Many plants in the Colorado landscape are affected by diseases every year with some causing little to no damage while others may produce a sudden decline or death. Chemical controls have been proven to be largely ineffective against most of these pathogens. The best defense against any of these diseases is to ensure plants are healthy, fertilized and properly watered. Prevent injury to the plant and damage to the roots. Removal of diseased wood may be required to prevent the spread of disease. If you think that a disease may be harming your trees or shrubs, then meet with an Elk Creek representative to have it diagnosed correctly the first time.
Front Range Plant Bacterial Diseases
Fireblight is a bacterial disease that most commonly affects crabapples, apples, pears, mountain ash and at times, other stone fruit trees along the Front Range. This bacterium is introduced through open wounds or from pollinators transferring the bacteria to flower blossoms. Warm, wet conditions during spring and early summer will encourage the spread of fireblight. Trees with fireblight will develop curled and blackened tips extending down the branch towards the trunk. Leaves will remain on branch after they have died turning brown or black and severely affected branches appear burned. Pruning of diseased wood is recommended while the tree is in dormancy; any pruning done during the growing season can transfer the bacteria with each cut so this is generally not recommended. Elk Creek recommends a foliar copper spray applied twice to flower blossoms in the spring to help control the spread of fireblight.

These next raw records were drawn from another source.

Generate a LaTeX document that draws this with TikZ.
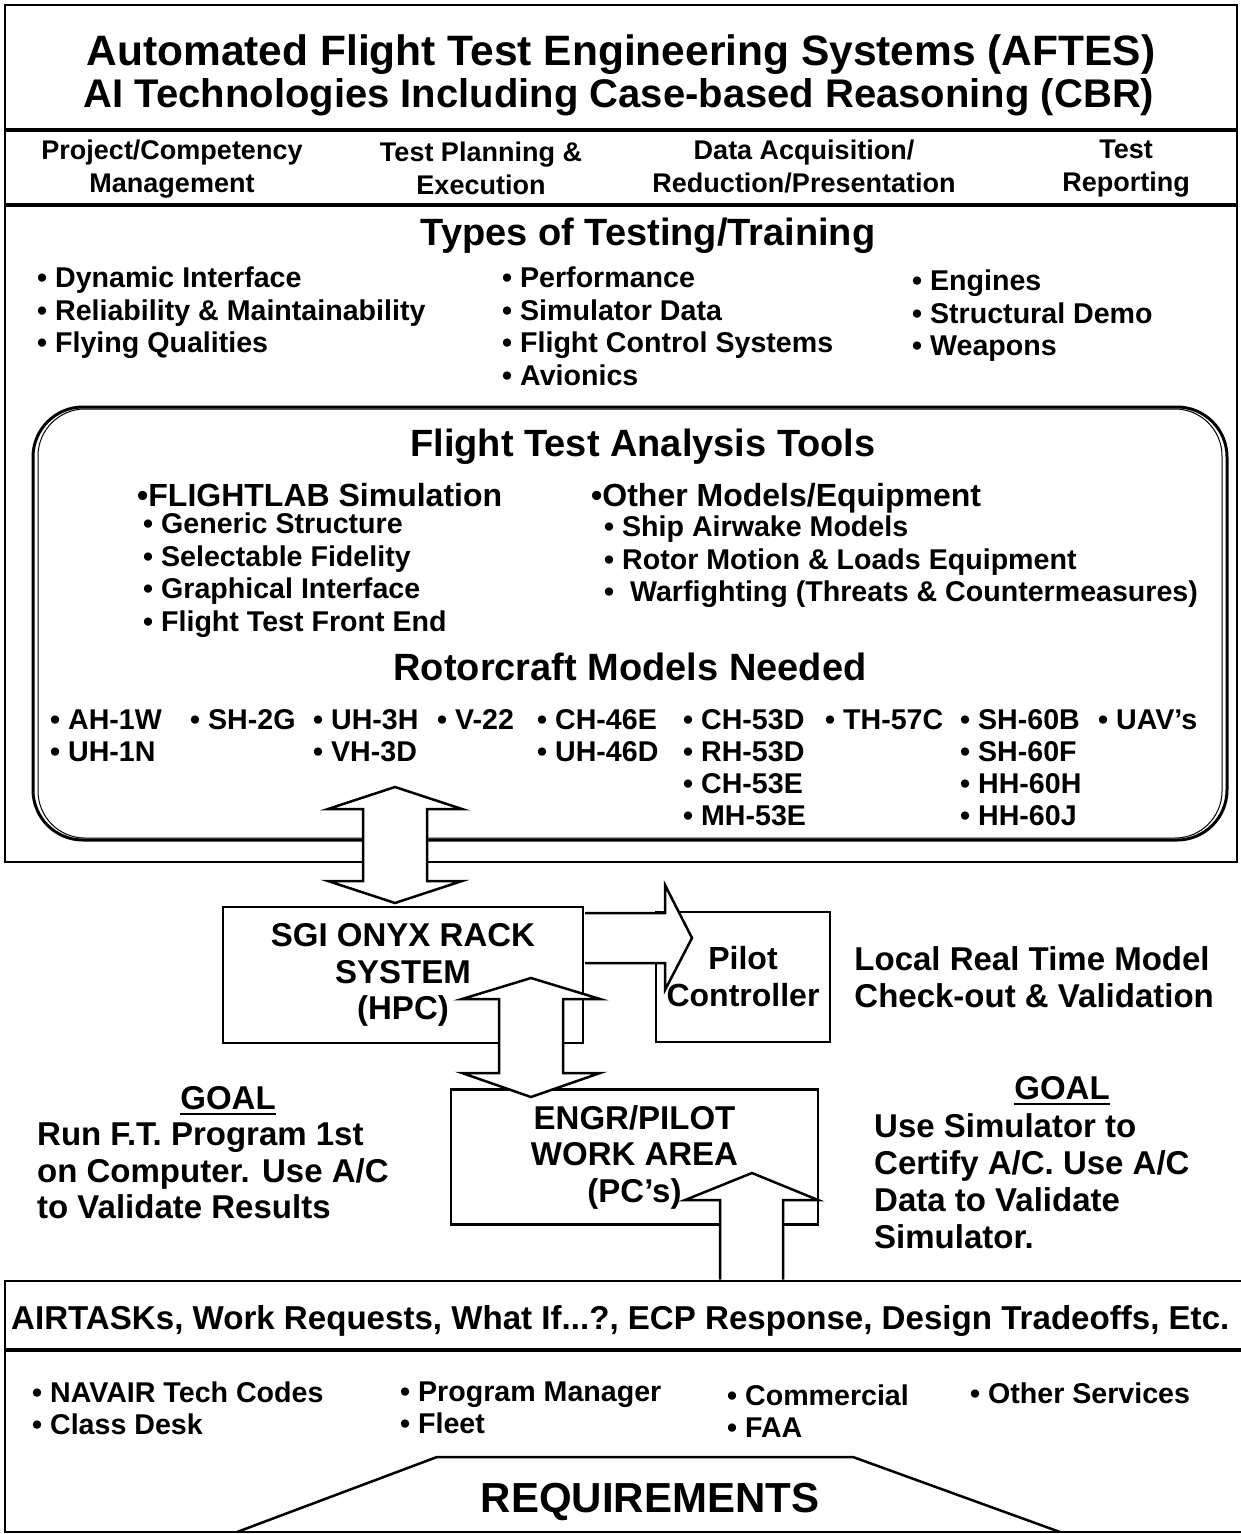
\documentclass[tikz,border=0pt]{standalone}
\usepackage{fontspec}
\setmainfont{Liberation Sans}
\usetikzlibrary{positioning}

\begin{document}
\begin{tikzpicture}[x=1pt, y=-1pt,
	box/.style = {draw, line width=2.5pt},
	blk/.style = {draw, fill=white, line width=2.5pt},
	title/.style = {inner sep=0pt, font=\fontsize{42.5}{46}\selectfont\bfseries},
	head/.style = {inner sep=0pt, font=\fontsize{38}{40}\selectfont\bfseries},
	item/.style = {inner sep=0pt, align=left, font=\fontsize{28.6}{32.7}\selectfont\bfseries},
	main/.style = {inner sep=0pt, align=center, font=\fontsize{33}{36.5}\selectfont\bfseries}]

	\useasboundingbox (0,0) rectangle (1241,1534);

	%% Frames
	\draw[box] (5,5) rectangle (1237,862);
	\draw[line width=3.5pt] (5,130) -- (1237,130);
	\draw[line width=3.5pt] (5,205) -- (1237,205);
	\draw[line width=3pt, rounded corners=50pt] (33,407) rectangle (1227,840);
	\draw[line width=1pt, rounded corners=47pt] (38,409) rectangle (1222,838);
	\draw[box] (5,1281) rectangle (1260,1532);
	\draw[line width=3.5pt] (5,1350) -- (1260,1350);
	\draw[box] (237,1532) -- (437,1457) -- (853,1457) -- (1060,1532);

	%% Nodes
	\node[title][anchor=base] (t1) at (621,65) {Automated Flight Test Engineering Systems (AFTES)};
	\node[title, font=\fontsize{40}{44}\selectfont\bfseries][anchor=base] (t2) at (619,107) {AI Technologies Including Case-based Reasoning (CBR)};

	\node[main, font=\fontsize{27}{33}\selectfont\bfseries][anchor=north] (h1) at (172,140) {Project/Competency\\Management};
	\node[main, font=\fontsize{27}{33}\selectfont\bfseries][anchor=north] (h2) at (481,141.5) {Test Planning \&\\Execution};
	\node[main, font=\fontsize{27}{33}\selectfont\bfseries][anchor=north] (h3) at (804,140) {Data Acquisition/\\Reduction/Presentation};
	\node[main, font=\fontsize{27}{33}\selectfont\bfseries][anchor=north] (h4) at (1126,140) {Test\\Reporting};

	\node[head][anchor=base] (types) at (648,245.5) {Types of Testing/Training};
	\node[item][anchor=north west] (ty1) at (37,266.6) {• Dynamic Interface\\• Reliability \& Maintainability\\• Flying Qualities};
	\node[item][anchor=north west] (ty2) at (502,266.6) {• Performance\\• Simulator Data\\• Flight Control Systems\\• Avionics};
	\node[item][anchor=north west] (ty3) at (912,269.6) {• Engines\\• Structural Demo\\• Weapons};

	\node[head][anchor=base] (tools) at (643,456.5) {Flight Test Analysis Tools};
	\node[item, font=\fontsize{32}{36}\selectfont\bfseries][anchor=base west] (fl) at (137,506.5) {•FLIGHTLAB Simulation};
	\node[item][anchor=north west] (fl1) at (143,512.6) {• Generic Structure\\• Selectable Fidelity\\• Graphical Interface\\• Flight Test Front End};
	\node[item, font=\fontsize{32}{36}\selectfont\bfseries][anchor=base west] (om) at (591,506.5) {•Other Models/Equipment};
	\node[item][anchor=north west] (om1) at (604,515.6) {• Ship Airwake Models\\• Rotor Motion \& Loads Equipment\\•~ Warfighting (Threats \& Countermeasures)};

	\node[head][anchor=base] (rotor) at (630,680.5) {Rotorcraft Models Needed};
	\node[item, font=\fontsize{28.6}{32}\selectfont\bfseries][anchor=north west] (m1) at (50,709.6) {• AH-1W\\• UH-1N};
	\node[item][anchor=north west] (m2) at (190,709.6) {• SH-2G};
	\node[item, font=\fontsize{28.6}{32}\selectfont\bfseries][anchor=north west] (m3) at (313,709.6) {• UH-3H\\• VH-3D};
	\node[item][anchor=north west] (m4) at (437,709.6) {• V-22};
	\node[item, font=\fontsize{28.6}{32}\selectfont\bfseries][anchor=north west] (m5) at (537,709.6) {• CH-46E\\• UH-46D};
	\node[item, font=\fontsize{28.6}{32}\selectfont\bfseries][anchor=north west] (m6) at (683,709.6) {• CH-53D\\• RH-53D\\• CH-53E\\• MH-53E};
	\node[item][anchor=north west] (m7) at (825,709.6) {• TH-57C};
	\node[item, font=\fontsize{28.6}{32}\selectfont\bfseries][anchor=north west] (m8) at (960,709.6) {• SH-60B\\• SH-60F\\• HH-60H\\• HH-60J};
	\node[item][anchor=north west] (m9) at (1098,709.6) {• UAV’s};

	\node[box, main, minimum width=360pt, minimum height=136pt] (sgi) at (403,975) {SGI ONYX RACK\\SYSTEM\\(HPC)};
	\node[box, main, font=\fontsize{32}{37}\selectfont\bfseries, minimum width=174pt, minimum height=130pt] (pilot) at (743,977) {Pilot\\Controller};
	\node[main, align=left, font=\fontsize{33}{37}\selectfont\bfseries][below right=36pt and 23pt of pilot.north east] (local) {Local Real Time Model\\Check-out \& Validation};
	\node[box, main, minimum width=367pt, minimum height=135pt] (engr) at (634.5,1157) {ENGR/PILOT\\WORK AREA\\(PC’s)};

	\node[main][anchor=base] (goal1) at (228,1109) {GOAL};
	\node[main, align=left][anchor=north west] (run) at (37,1123) {Run F.T. Program 1st\\on Computer. Use A/C\\to Validate Results};
	\node[main][anchor=base] (goal2) at (1062,1099) {GOAL};
	\node[main, align=left, font=\fontsize{33}{37}\selectfont\bfseries][anchor=north west] (use) at (874,1113) {Use Simulator to\\Certify A/C. Use A/C\\Data to Validate\\Simulator.};
	\draw[line width=2.5pt] ([yshift=-5pt]goal1.base west) -- ([yshift=-5pt]goal1.base east);
	\draw[line width=2.5pt] ([yshift=-5pt]goal2.base west) -- ([yshift=-5pt]goal2.base east);

	\node[main, font=\fontsize{33.1}{36.5}\selectfont\bfseries][anchor=base west] (air) at (11,1329) {AIRTASKs, Work Requests, What If...?, ECP Response, Design Tradeoffs, Etc.};
	\node[item, font=\fontsize{28.6}{32}\selectfont\bfseries][anchor=north west] (r1) at (32,1381.6) {• NAVAIR Tech Codes\\• Class Desk};
	\node[item, font=\fontsize{28.6}{32}\selectfont\bfseries][anchor=north west] (r2) at (400,1381.6) {• Program Manager\\• Fleet};
	\node[item, font=\fontsize{28.6}{32}\selectfont\bfseries][anchor=north west] (r3) at (727,1384.6) {• Commercial\\• FAA};
	\node[item, font=\fontsize{28.6}{32}\selectfont\bfseries][anchor=north west] (r4) at (970,1382.6) {• Other Services};
	\node[inner sep=0pt, font=\fontsize{42}{44}\selectfont\bfseries][anchor=base] (req) at (650,1512) {REQUIREMENTS};

	%% Arrows
	\filldraw[blk] (395,787) -- (462,809) -- (427,809) -- (427,881) -- (462,881) -- (395,903) -- (328,881) -- (363,881) -- (363,809) -- (328,809) -- cycle;
	\filldraw[blk] (585,913) -- (665,913) -- (665,885) -- (692,938) -- (665,990) -- (665,963) -- (585,963);
	\filldraw[blk] (531,978) -- (600,999) -- (563,999) -- (563,1073) -- (600,1073) -- (531,1097) -- (462,1073) -- (499,1073) -- (499,999) -- (462,999) -- cycle;
	\filldraw[blk] (720,1279.5) -- (720,1200) -- (685,1200) -- (752,1173) -- (818,1200) -- (783,1200) -- (783,1279.5);

\end{tikzpicture}
\end{document}
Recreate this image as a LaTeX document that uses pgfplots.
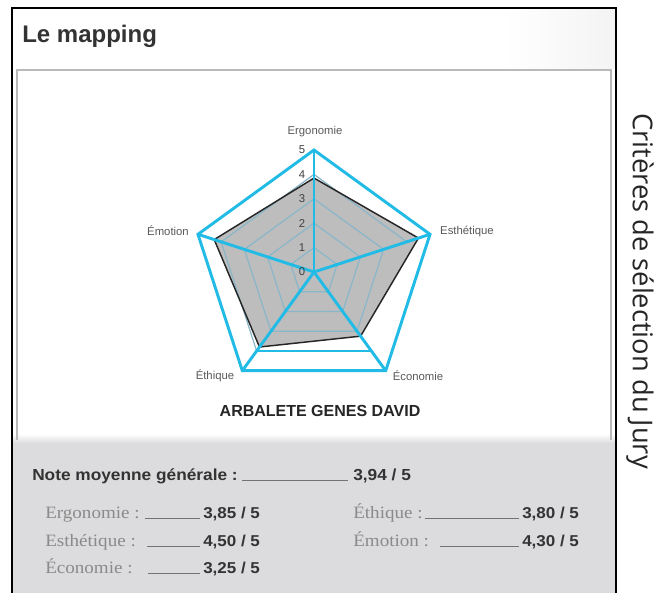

Bacterial wetwood is a common disease that affects many of our shade trees including aspens, elms, cottonwoods, maples and willows though it may be found in a variety of trees. Areas of infection will be moist or wet with a yellow-brown discoloration on the bark. Internal gas pressure from the bacteria will cause slime to ooze from the trees’ central core which is slimy and has an unpleasant odor. This slime will also attract insects and can be a host for fungi. Bacterial wetwood will inhibit new growth in infected areas and may eventually kill the tree. There is no effective control for wetwood.
Front Range Fungal Diseases
Marssonina Leaf Spot is the most common foliage disease of aspens and cottonwoods in the urban corridor. Infections will occur after bud break during warm and wet springs. Damage to the leaf first appears as small brown flecks with a yellow halo and as it progresses, spots will merge to become large black areas and leaves will fall prematurely. This damage is mostly aesthetic and contained to the leaves, although repeated outbreaks year after year will stress the tree. Removing fallen leaves from the landscape will help to prevent the spread of this disease in the spring.
Septoria Leaf Spot is more commonly associated with cottonwoods but will also affect aspens. Damage may be irregular but can begin as tan spots with a black border progressing to large brown or black areas. As with other leaf spots, the damage is mostly aesthetic. We do not recommend the use of fungicides to control leaf spots.
Shoot Blight is a fungus that affects new growth tissue on aspens and cottonwoods. This fungus will be spread during warm, wet conditions at any time of the growing season. Symptoms first appear on the leaves as brown or black areas causing distortion and dead leaf tissue. Affected leaf shoots will turn black and begin to curl resembling a shepherds’ crook. The removal of fallen leaves as well as the pruning of dead branch tips during dormancy will help to control this disease.
Cytospera Canker affects many trees and shrubs in the Front Range landscape. The fungus will attack plants or parts of plants that are injured or highly stressed, especially affecting plants with root damage. Cankers will form on the bark of the limb appearing as a blister and may ooze sap. Leaves on affected limbs will turn yellow and may fall prematurely. As the canker girdles parts of the plant, new growth will be inhibited and dieback may occur above the canker. No effective chemicals are available to control the fungi that cause canker. Pruning of diseased wood is recommended to control the spread of this disease.
Apple Scab will affect crabapples as well as apple trees. It will create leaf blotches and cause yellowing of the leaves, leaves may drop early. This fungus will also damage the fruit causing dark, soft spots and reduce the quantity of the crop. Cultural practices are the best defense against this disease. Avoid irrigation hitting the leaves of the tree, prune think trees to enhance air circulation and drying, remove all leaves from the ground in the fall and prune diseased wood from the tree during dormancy. For repeated outbreaks, a fungicide may be applied at bud break in the springtime.
Anthracnose causes mainly aesthetic problems for sycamores and oak trees in our region though repeated outbreaks year after year will stress the trees. Symptoms appear during the summer but the damage was done at bud break during wet, cool springs. Leaves will develop irregular brown patches and distortion is common. Leaves will drop early and there may be some tip dieback. Fungicides are not effective for this disease. Remove all leaves from the ground and prune deadwood from the tree.
Dwarf Mistletoes are common throughout the western U.S. These leafless, parasitic plants will commonly infect ponderosa pine, pinyon pine, lodgepole pine, and Douglas fir. These plants will actually root into the bark stealing water and nutrients from the host tree causing yellow needles, reduced foliage and witches broom. This will cause a gradual decline in the trees health and will make susceptible to disease and insects. Mistletoe should be removed from the host tree by pruning.